Affiliated Fellows: Amal Ahmed
FOCAS: Faculty Organizing for Community Archives Support is a collective of faculty members representing nine academic institutions across Canada and the United States who are training masters of library and information science (MLIS) students to respond to the needs of community archives. Positioned at the forefront of archival education, our collaborative work will provide a model for cultivating the next generation of information workers as community archives partners and stewards; support community archives of historically underrepresented groups across North America in preserving and making accessible their important histories; and reinvent archives curriculum resources for Library and Information Science (LIS) educators across North America to better respond to the needs of BIPOC, LGBTQIA+, disabled, and other minoritized communities.

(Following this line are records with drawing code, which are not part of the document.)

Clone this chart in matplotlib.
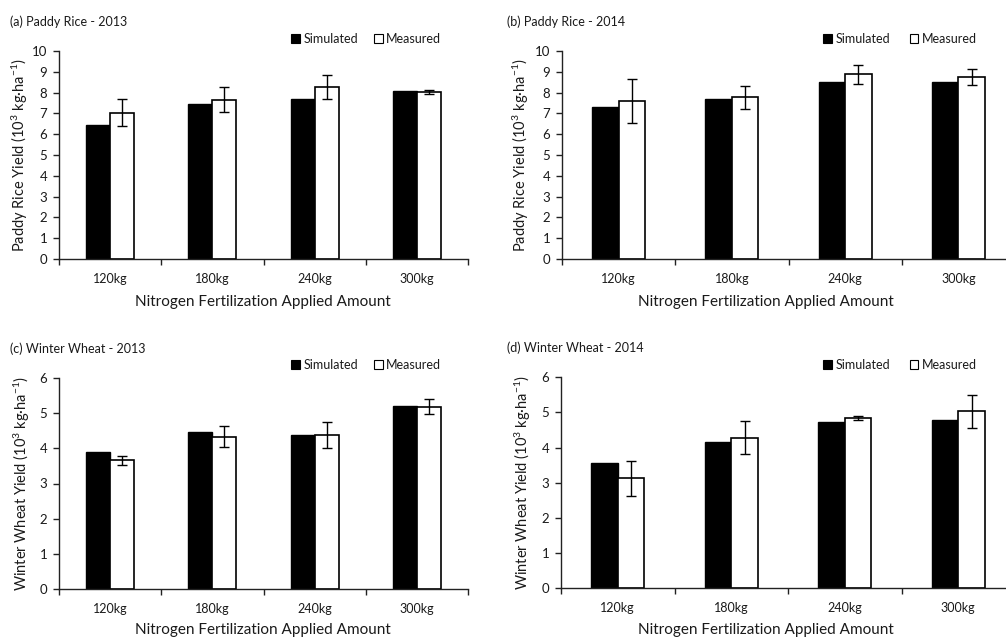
import matplotlib
matplotlib.use("Agg")
import matplotlib.pyplot as plt
from matplotlib.patches import Patch
import numpy as np

plt.rcParams['font.family'] = ['Lato', 'DejaVu Sans']
plt.rcParams['mathtext.fontset'] = 'custom'
plt.rcParams['mathtext.rm'] = 'Lato'
plt.rcParams['mathtext.it'] = 'Lato:italic'
plt.rcParams['mathtext.bf'] = 'Lato:bold'

categories = ["120kg", "180kg", "240kg", "300kg"]

rice2013_sim = [6.45, 7.47, 7.68, 8.10]
rice2013_meas = [7.04, 7.66, 8.26, 8.02]
rice2013_err = [0.66, 0.60, 0.57, 0.10]

rice2014_sim = [7.29, 7.68, 8.53, 8.53]
rice2014_meas = [7.60, 7.77, 8.88, 8.75]
rice2014_err = [1.07, 0.55, 0.45, 0.38]

wheat2013_sim = [3.90, 4.48, 4.39, 5.22]
wheat2013_meas = [3.66, 4.33, 4.37, 5.19]
wheat2013_err = [0.12, 0.30, 0.37, 0.22]

wheat2014_sim = [3.57, 4.17, 4.74, 4.78]
wheat2014_meas = [3.13, 4.28, 4.85, 5.03]
wheat2014_err = [0.50, 0.47, 0.05, 0.48]

titles = ["(a) Paddy Rice - 2013", "(b) Paddy Rice - 2014",
          "(c) Winter Wheat - 2013", "(d) Winter Wheat - 2014"]
ylabels = [r"Paddy Rice Yield (10$^{3}$ kg·ha$^{-1}$)",
           r"Paddy Rice Yield (10$^{3}$ kg·ha$^{-1}$)",
           r"Winter Wheat Yield (10$^{3}$ kg·ha$^{-1}$)",
           r"Winter Wheat Yield (10$^{3}$ kg·ha$^{-1}$)"]
xlabel = "Nitrogen Fertilization Applied Amount"
legend_labels = ["Simulated", "Measured"]

W, H = 1006, 637
fig = plt.figure(figsize=(W / 100, H / 100), dpi=100)

# axes rectangles in pixels: left, right, top(y max), bottom(y=0)
rects = [(59, 468, 51, 259), (562, 1015, 51, 259),
         (59, 468, 378.3, 588.7), (561, 1015, 377.3, 588.3)]
ymaxs = [10, 10, 6, 6]
title_pos = [(10, 22), (507, 22), (10, 348.5), (507, 348)]
legend_pos = [(291, 39), (823, 39), (291, 365), (823, 365)]
ylabel_x = [20, 521, 22, 523]
xlabel_pos = [(263, 302), (766, 302), (263, 630), (766, 630)]
colspace = [1.25, 1.55, 1.25, 1.55]
data = [(rice2013_sim, rice2013_meas, rice2013_err),
        (rice2014_sim, rice2014_meas, rice2014_err),
        (wheat2013_sim, wheat2013_meas, wheat2013_err),
        (wheat2014_sim, wheat2014_meas, wheat2014_err)]

w = 0.235
x = np.arange(len(categories))
axis_color = "#222222"
text_color = "#1a1a1a"

for k in range(4):
    l, r, t, b = rects[k]
    ax = fig.add_axes([l / W, 1 - b / H, (r - l) / W, (b - t) / H])
    sim, meas, err = data[k]
    ax.bar(x - w / 2, sim, w, color="black", edgecolor="black", linewidth=1.0, zorder=2)
    ax.bar(x + w / 2, meas, w, color="white", edgecolor="black", linewidth=1.2, zorder=2)
    ax.errorbar(x + w / 2, meas, yerr=err, fmt="none", ecolor="black",
                elinewidth=1.0, capsize=3.5, capthick=1.0, zorder=3)
    ax.set_xlim(-0.5, len(categories) - 0.5)
    ax.set_ylim(0, ymaxs[k])
    ax.set_yticks(np.arange(0, ymaxs[k] + 1, 1))
    ax.set_xticks(np.arange(-0.5, len(categories), 1.0))
    ax.set_xticklabels([])
    ax.set_xticks(x, minor=True)
    ax.set_xticklabels(categories, minor=True)
    ax.tick_params(axis="x", which="major", length=4.5, width=1.0, color=axis_color, direction="out")
    ax.tick_params(axis="x", which="minor", length=0, pad=10, labelsize=9, labelcolor=text_color)
    ax.tick_params(axis="y", length=4.5, width=1.0, color=axis_color, pad=4, labelsize=9.5,
                   labelcolor=text_color)
    for s in ["top", "right"]:
        ax.spines[s].set_visible(False)
    for s in ["left", "bottom"]:
        ax.spines[s].set_color(axis_color)
        ax.spines[s].set_linewidth(1.0)
    ax.set_ylabel(ylabels[k], fontsize=10.5, color=text_color, va="center", ha="center")
    ax.yaxis.set_label_coords((ylabel_x[k] - l) / (r - l), 0.5)
    ax.set_xlabel(xlabel, fontsize=11, color=text_color, va="center", ha="center")
    xlx, xly = xlabel_pos[k]
    ax.xaxis.set_label_coords((xlx - l) / (r - l), (b - xly) / (b - t))
    tx, ty = title_pos[k]
    fig.text(tx / W, 1 - ty / H, titles[k], fontsize=9, color=text_color, va="center", ha="left")
    handles = [Patch(facecolor="black", edgecolor="black", linewidth=0.8),
               Patch(facecolor="white", edgecolor="black", linewidth=0.8)]
    lx, ly = legend_pos[k]
    fig.legend(handles, legend_labels, loc="center left",
               bbox_to_anchor=(lx / W, 1 - ly / H), ncol=2, frameon=False,
               fontsize=9, handlelength=0.7, handleheight=0.7, handletextpad=0.3,
               columnspacing=colspace[k], borderpad=0, borderaxespad=0,
               labelcolor=text_color)

fig.savefig("out.png", dpi=100)
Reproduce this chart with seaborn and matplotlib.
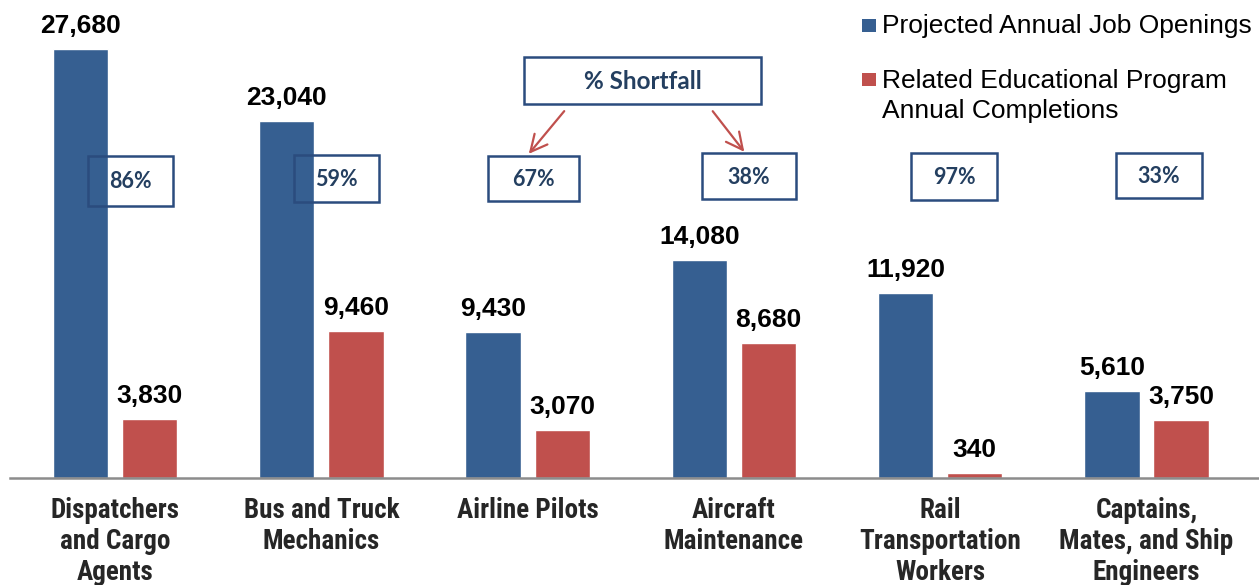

Since forming FOCAS in 2022 to explore the challenges of and possibilities for a larger-scale North American effort to support paid internships at community archives, our findings have shown that any internship program focusing on community archives needs to be accompanied by significant curricular changes that decenter dominant archival paradigms and better prepare students for the realities of community-based and community-centered archival work. While MLIS programs are responding to changes in the field, these changes have been slow to occur and do not yet meet the needs of many students and faculty, especially those from historically underrepresented communities. FOCAS faculty believe that curricular transformation in tandem with practical experience at community archives can transform archival theory and practice. Positioned at the forefront of archival education, our collaborative work will provide a model for cultivating the next generation of information workers as community archives partners and stewards; support community archives of historically underrepresented groups across North America in preserving and making accessible their important histories; and reinvent archives curriculum resources for Library and Information Science (LIS) educators across North America to better respond to the needs of BIPOC, LGBTQIA+, disabled, and other minoritized communities.
At CUNY, we are working with the Lesbian Herstory Archive, WFMU Archive, The LGBT Community Center National History Archive, Queens Neighborhoods United and other community archives.